Duolingo didn’t always have such a quirky brand. “Early on, we tried to appeal to the broadest possible audience, but we ended up with nothing distinctive to say,” Duolingo’s recently published company handbook says. “And in marketing, there’s nothing worse than being bland.”

So the company changed tactics, experimenting with different marketing strategies and eventually landing on a unique brand identity the handbook calls “wholesome and unhinged.” 

Duolingo is more than just a marketing machine, though. Founded above a Pittsburgh sports bar 14 years ago, the company now has a valuation of $16 billion and more than 800 employees. (Plus, it made Inc.‘s 2021 list of Best Led companies.) The secret to this success, according to Duolingo: its unique company culture, all of which is detailed in the handbook. Here’s what you can learn from it.

Uniqueness can lead to longevity.  Duo is just one character in the Duolingo universe. On the app, he’s joined by a regular cast of human characters that each have their own personality and backstory. These characters serve two purposes, according to the handbook: They make the app more fun and, at the same time, serve as “a crucial moat” for Duolingo’s business model as new AI learning tools emerge.  “That same emotional connection that makes learning enjoyable also makes our product stickier over time,” the handbook says. “Even if someone cloned our entire app, learners would still come back to Duolingo for the characters.”  It might not make sense to develop a universe of characters for your business. Still, you should identify what makes your product unique and lean into that in your marketing, advertising, and sales.

Give crazy ideas a chance.  It’s clear through Duolingo’s marketing campaigns that the company encourages experimentation.
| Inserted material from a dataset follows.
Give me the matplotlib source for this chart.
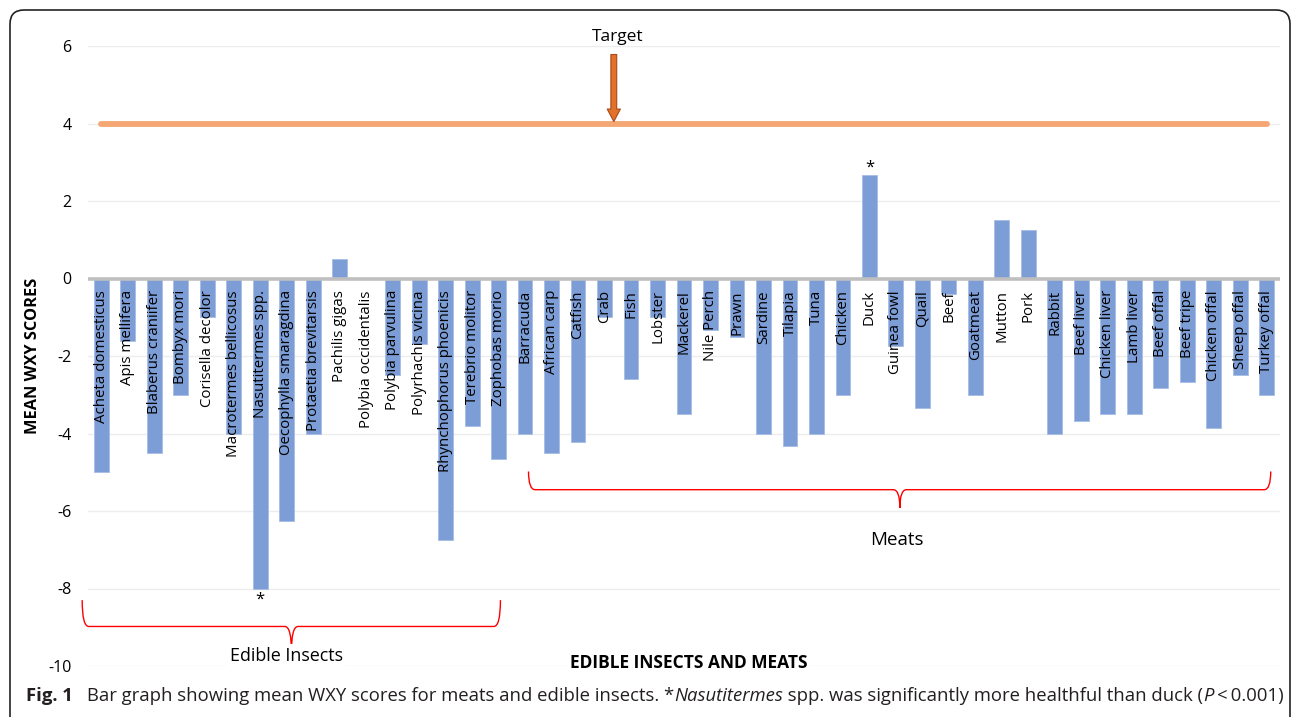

Leadership aims to “make space for challenging assumptions and asking bold questions” in every part of Duolingo’s organization, the handbook says, from executive offsites to social-media brainstorms.  And when disagreements inevitably emerge, Duolingo’s solution is to test both options and analyze the results. Then, the option with the best results is implemented. “Shutting down an experiment isn’t a failure: It’s an opportunity to learn,” Natalie Glance, the company’s chief engineering officer, says in the handbook. “Over the years, we’ve launched only about 50 percent of the experiments we run.”  This process has led to some of the app’s most successful features and campaigns, including an in-app leaderboard which encourages users to compete with other users learning the same language.

Make fun a priority.  “Fun isn’t just a feature—it’s the reason we’ve been able to scale,” Duolingo co-founder and CEO Luis von Ahn says in the handbook.  That goes for Duolingo’s social-media presence, its app, and its internal culture. According to the handbook, the company boasts more than 100 clubs “devoted to everything from crossword puzzles to oysters” and treats its employees to an annual agenda-free winter vacation in Cancun. “None of this is by accident,” the handbook says. “A great culture is hard to build, easy to lose, and essential for our success.”